State and local government officials should respond to cyber incidents with well-practiced disaster recovery plans, one Colorado official said. 

Responding to an incident as if it were a disaster can give officials a way to activate a whole-of-government response and funding options, said William Chumley, the state’s chief customer officer and interim chief information security officer. 

Attacks are inevitable, and states must be prepared, he said. “It's not if, it's when.”

During an April 21 GCN webcast on data protection, Chumley shared some lessons learned after the Colorado Department of Transportation was hit by a ransomware attack in February 2018 that affected roughly 80% of the systems at the department.

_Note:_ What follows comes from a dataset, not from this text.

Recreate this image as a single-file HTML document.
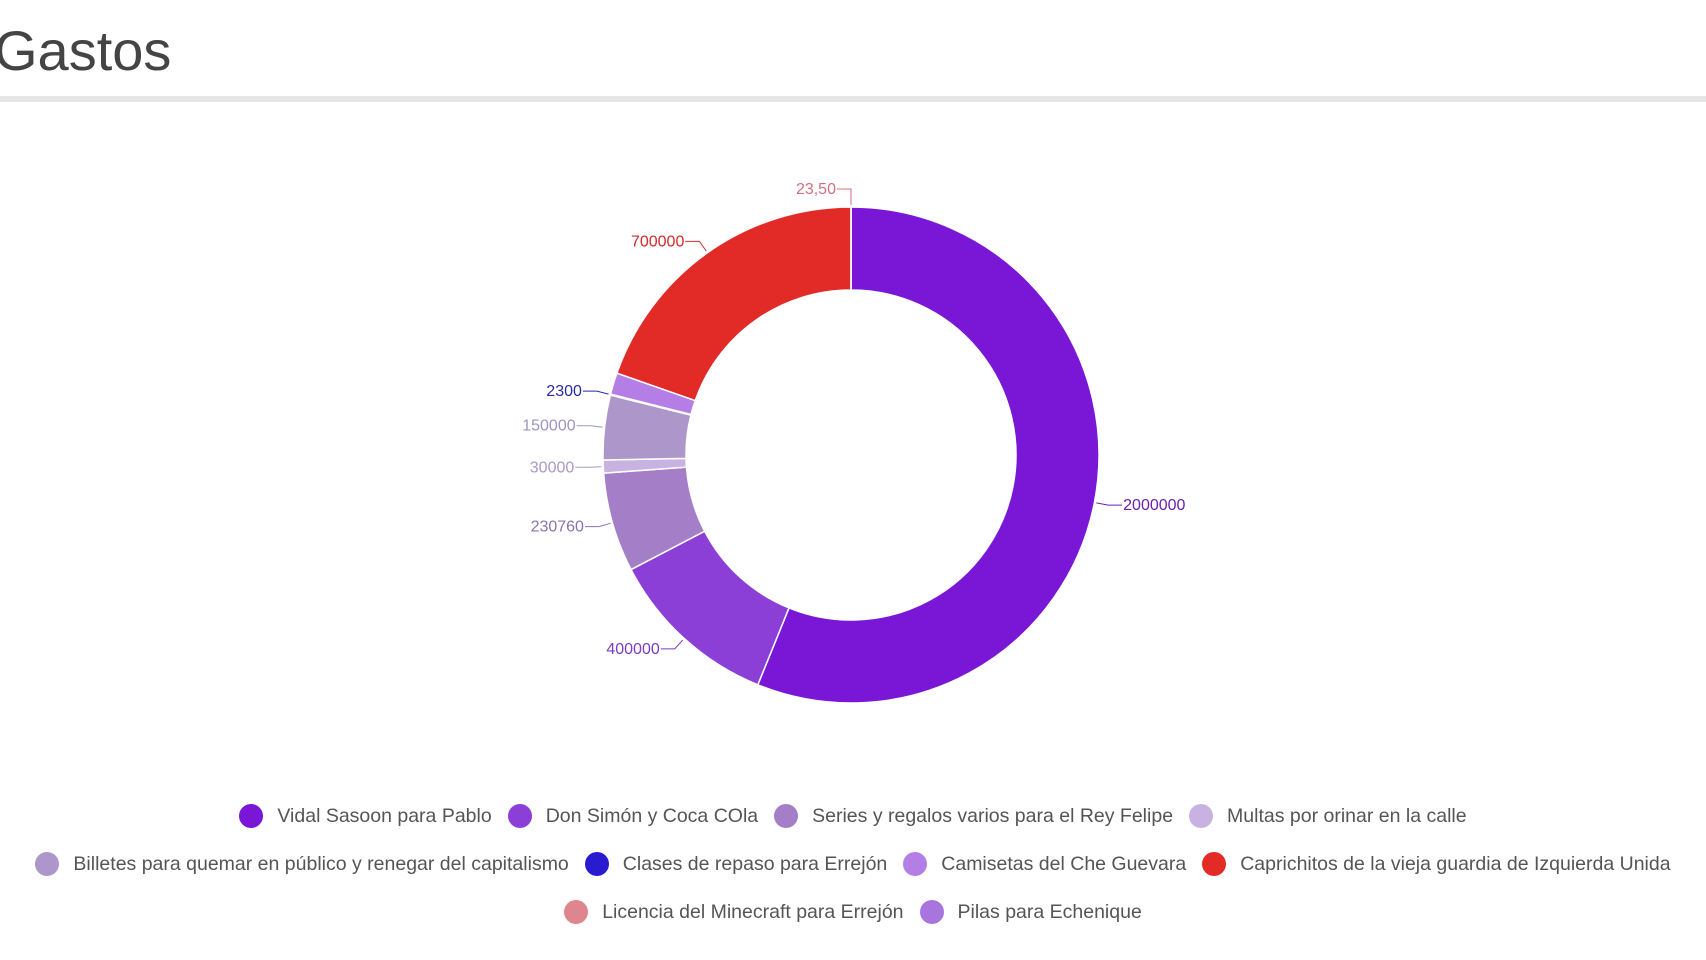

The issue stemmed from a brute force attack that uncovered an unsafe password, he said. When the network was infiltrated, officials were able to isolate and shut systems down, but the team’s daily operations, employee payrolls and vendor payments were disrupted. This meant employees had to find ways to maintain business continuity without phones or computers for four weeks. 

The experience showed that effective cyber response is much like disaster response, in that the key to business continuity lay in logistics and training. Declaring the incident a disaster allowed DOT to get help from the Division of Homeland Security and Emergency Management and the Air National Guard and access state funds for response and recovery.

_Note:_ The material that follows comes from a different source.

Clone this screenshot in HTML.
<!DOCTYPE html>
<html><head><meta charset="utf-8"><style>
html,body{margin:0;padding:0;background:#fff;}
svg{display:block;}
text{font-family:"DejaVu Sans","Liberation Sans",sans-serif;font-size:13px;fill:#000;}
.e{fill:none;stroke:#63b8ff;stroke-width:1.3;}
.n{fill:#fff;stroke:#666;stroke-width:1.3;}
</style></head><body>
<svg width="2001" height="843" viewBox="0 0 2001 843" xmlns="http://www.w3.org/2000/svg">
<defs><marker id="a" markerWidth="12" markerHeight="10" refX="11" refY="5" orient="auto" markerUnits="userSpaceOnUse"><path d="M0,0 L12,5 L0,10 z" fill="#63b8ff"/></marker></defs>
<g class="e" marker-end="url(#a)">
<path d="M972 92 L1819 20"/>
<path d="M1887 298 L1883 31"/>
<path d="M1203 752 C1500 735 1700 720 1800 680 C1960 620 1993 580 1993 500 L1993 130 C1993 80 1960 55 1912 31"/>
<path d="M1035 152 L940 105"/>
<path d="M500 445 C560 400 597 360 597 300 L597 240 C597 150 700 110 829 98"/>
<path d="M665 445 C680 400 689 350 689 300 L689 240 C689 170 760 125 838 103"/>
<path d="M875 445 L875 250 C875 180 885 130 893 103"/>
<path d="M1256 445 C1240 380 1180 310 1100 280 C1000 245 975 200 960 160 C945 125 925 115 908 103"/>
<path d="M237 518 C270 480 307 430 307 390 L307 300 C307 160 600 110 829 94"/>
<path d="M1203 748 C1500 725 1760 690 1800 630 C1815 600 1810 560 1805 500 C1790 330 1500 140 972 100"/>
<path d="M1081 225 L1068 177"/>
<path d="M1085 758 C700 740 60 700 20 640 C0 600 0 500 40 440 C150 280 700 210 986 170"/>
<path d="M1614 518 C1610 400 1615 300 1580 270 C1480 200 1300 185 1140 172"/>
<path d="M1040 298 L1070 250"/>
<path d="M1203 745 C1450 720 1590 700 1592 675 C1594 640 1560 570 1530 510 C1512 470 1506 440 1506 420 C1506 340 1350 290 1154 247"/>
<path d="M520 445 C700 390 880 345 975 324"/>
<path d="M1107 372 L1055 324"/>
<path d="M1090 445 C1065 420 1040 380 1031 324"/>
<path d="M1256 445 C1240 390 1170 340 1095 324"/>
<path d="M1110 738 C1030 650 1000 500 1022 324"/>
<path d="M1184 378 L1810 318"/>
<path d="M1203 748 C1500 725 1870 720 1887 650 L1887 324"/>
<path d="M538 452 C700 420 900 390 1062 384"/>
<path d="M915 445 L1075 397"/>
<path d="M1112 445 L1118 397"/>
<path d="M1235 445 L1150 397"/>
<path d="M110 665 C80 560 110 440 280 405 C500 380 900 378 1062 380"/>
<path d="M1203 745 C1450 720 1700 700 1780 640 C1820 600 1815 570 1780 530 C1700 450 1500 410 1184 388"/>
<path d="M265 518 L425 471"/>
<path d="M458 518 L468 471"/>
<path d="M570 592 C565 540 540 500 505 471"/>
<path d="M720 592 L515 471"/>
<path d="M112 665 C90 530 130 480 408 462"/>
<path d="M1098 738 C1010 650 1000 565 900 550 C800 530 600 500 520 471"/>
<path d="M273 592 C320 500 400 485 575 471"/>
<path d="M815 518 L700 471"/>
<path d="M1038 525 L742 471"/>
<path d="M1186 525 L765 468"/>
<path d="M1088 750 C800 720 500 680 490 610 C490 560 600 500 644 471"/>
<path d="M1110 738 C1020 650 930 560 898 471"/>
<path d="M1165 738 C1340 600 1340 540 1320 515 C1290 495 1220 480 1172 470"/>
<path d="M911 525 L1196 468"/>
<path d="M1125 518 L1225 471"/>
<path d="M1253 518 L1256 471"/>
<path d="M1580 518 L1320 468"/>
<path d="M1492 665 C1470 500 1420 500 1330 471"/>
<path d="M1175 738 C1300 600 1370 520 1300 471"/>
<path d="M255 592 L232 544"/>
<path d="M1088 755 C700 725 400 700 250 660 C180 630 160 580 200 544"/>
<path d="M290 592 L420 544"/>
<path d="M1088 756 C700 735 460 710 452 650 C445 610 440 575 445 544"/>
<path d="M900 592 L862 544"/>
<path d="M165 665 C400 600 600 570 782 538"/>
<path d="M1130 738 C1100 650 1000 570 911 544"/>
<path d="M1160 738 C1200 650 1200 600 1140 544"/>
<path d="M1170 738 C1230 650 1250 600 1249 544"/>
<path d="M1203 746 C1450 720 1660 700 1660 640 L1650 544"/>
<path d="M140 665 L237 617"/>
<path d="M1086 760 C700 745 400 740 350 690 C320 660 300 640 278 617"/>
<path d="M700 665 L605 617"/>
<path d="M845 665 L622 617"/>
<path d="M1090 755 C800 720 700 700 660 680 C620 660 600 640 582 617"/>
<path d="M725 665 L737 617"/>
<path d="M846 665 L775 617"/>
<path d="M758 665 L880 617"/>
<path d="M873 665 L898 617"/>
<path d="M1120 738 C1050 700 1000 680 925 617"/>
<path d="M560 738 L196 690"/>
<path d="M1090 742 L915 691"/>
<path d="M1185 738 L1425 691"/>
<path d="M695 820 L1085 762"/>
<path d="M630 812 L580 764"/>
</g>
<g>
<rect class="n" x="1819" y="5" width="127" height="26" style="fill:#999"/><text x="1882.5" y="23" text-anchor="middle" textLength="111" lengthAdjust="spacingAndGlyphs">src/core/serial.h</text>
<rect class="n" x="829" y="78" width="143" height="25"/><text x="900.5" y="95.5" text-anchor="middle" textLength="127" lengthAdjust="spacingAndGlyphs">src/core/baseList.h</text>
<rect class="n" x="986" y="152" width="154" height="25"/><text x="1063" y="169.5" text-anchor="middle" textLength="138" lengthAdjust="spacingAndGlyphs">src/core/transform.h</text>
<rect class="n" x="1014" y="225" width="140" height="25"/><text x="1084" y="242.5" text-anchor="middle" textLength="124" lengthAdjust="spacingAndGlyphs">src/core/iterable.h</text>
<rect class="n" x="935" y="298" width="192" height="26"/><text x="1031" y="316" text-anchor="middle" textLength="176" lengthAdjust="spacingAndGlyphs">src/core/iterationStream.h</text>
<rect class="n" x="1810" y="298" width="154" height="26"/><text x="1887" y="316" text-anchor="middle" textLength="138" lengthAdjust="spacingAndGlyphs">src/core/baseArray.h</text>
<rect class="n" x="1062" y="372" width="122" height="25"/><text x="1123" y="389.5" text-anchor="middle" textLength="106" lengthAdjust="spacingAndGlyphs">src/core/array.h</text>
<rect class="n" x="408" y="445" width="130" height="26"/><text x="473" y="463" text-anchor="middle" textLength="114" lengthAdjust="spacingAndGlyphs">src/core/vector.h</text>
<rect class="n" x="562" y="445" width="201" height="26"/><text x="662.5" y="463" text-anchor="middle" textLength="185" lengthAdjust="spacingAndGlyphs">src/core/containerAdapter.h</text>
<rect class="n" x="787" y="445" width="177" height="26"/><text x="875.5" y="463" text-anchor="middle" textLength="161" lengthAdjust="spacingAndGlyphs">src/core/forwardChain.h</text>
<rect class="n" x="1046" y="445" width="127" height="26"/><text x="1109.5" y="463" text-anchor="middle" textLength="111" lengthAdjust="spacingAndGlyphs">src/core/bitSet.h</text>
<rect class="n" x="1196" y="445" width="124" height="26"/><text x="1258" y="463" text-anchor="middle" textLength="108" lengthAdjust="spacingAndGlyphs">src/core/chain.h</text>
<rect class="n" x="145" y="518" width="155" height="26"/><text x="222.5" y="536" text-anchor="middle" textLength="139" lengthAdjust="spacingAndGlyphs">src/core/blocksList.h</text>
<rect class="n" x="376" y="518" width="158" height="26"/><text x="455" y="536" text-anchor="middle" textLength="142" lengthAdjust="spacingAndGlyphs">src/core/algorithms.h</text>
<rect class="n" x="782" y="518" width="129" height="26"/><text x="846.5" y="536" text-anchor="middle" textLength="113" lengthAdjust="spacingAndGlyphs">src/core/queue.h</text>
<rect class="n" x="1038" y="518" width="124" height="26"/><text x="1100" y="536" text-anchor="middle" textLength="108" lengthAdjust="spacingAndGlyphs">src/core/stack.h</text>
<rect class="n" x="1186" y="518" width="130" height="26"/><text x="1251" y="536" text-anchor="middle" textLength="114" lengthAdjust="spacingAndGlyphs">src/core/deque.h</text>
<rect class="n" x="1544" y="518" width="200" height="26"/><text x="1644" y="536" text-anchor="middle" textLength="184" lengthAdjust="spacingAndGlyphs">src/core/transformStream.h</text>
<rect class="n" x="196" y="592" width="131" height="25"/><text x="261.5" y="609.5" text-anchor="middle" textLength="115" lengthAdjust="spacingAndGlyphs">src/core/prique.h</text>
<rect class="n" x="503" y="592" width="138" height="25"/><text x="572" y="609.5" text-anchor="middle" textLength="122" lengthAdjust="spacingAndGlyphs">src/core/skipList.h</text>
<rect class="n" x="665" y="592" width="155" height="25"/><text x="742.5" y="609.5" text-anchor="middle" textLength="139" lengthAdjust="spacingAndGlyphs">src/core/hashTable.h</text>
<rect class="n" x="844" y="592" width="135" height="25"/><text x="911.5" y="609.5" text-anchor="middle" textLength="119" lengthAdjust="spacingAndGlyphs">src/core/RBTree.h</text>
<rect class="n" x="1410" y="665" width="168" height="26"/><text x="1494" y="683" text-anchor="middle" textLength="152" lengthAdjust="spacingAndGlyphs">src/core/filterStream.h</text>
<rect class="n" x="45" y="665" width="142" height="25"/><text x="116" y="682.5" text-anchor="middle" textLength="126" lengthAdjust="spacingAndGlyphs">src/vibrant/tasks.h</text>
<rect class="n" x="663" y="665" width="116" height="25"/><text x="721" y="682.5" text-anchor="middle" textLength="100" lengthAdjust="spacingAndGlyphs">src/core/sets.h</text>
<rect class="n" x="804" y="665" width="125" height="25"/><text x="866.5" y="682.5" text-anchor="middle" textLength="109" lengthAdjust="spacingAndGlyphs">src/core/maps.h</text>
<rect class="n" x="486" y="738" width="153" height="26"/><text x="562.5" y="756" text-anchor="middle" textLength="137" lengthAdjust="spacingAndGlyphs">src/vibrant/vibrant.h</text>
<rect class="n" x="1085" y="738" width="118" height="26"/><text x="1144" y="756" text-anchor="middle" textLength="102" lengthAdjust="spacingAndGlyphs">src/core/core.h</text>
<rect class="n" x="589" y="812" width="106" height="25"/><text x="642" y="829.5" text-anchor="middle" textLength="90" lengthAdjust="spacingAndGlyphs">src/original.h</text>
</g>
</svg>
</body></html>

The incident demonstrated to Chumley how important it is for employees to work through the details of a disaster response plan. ”You have to have a good incident plan and a disaster response plan they actually practice,” he said. The plan must be documented and regularly updated, he advised.

“It is thinking about it and preparing for it being real, and then practicing,” he said. “You’ve got to practice, practice, practice.”

Regular tabletop exercises helped officials clarify roles and exposed gaps in business operations at a granular level. An exercise in which cell networks went down forced staff to reevaluate existing processes and think about alternative communication methods, from printing off phone trees to practicing with emergency radios, Chumley said.

The ransomware attack also uncovered some technology vulnerabilities. Inconsistencies existed around asset inventories and configuration databases, and it wasn’t always clear which systems touched which others or how applications were updated and monitored. Plus, the legacy systems and technical debt created problems that weren’t always visible. 

The data discovery required to stand systems back up after the attack helped the agency fully understand the exposure from the technical debt that “we probably knew [existed], at some level, but we didn't have data,” Chumley said.

The key is responding, not reacting, Chumley said.

“What we found is that it's mostly common sense and practice,” he said. “And being ready, knowing it will happen and getting rid of the fear aspect can really be powerful and empowering. To say let's practice, let's be ready and think differently about how we respond.”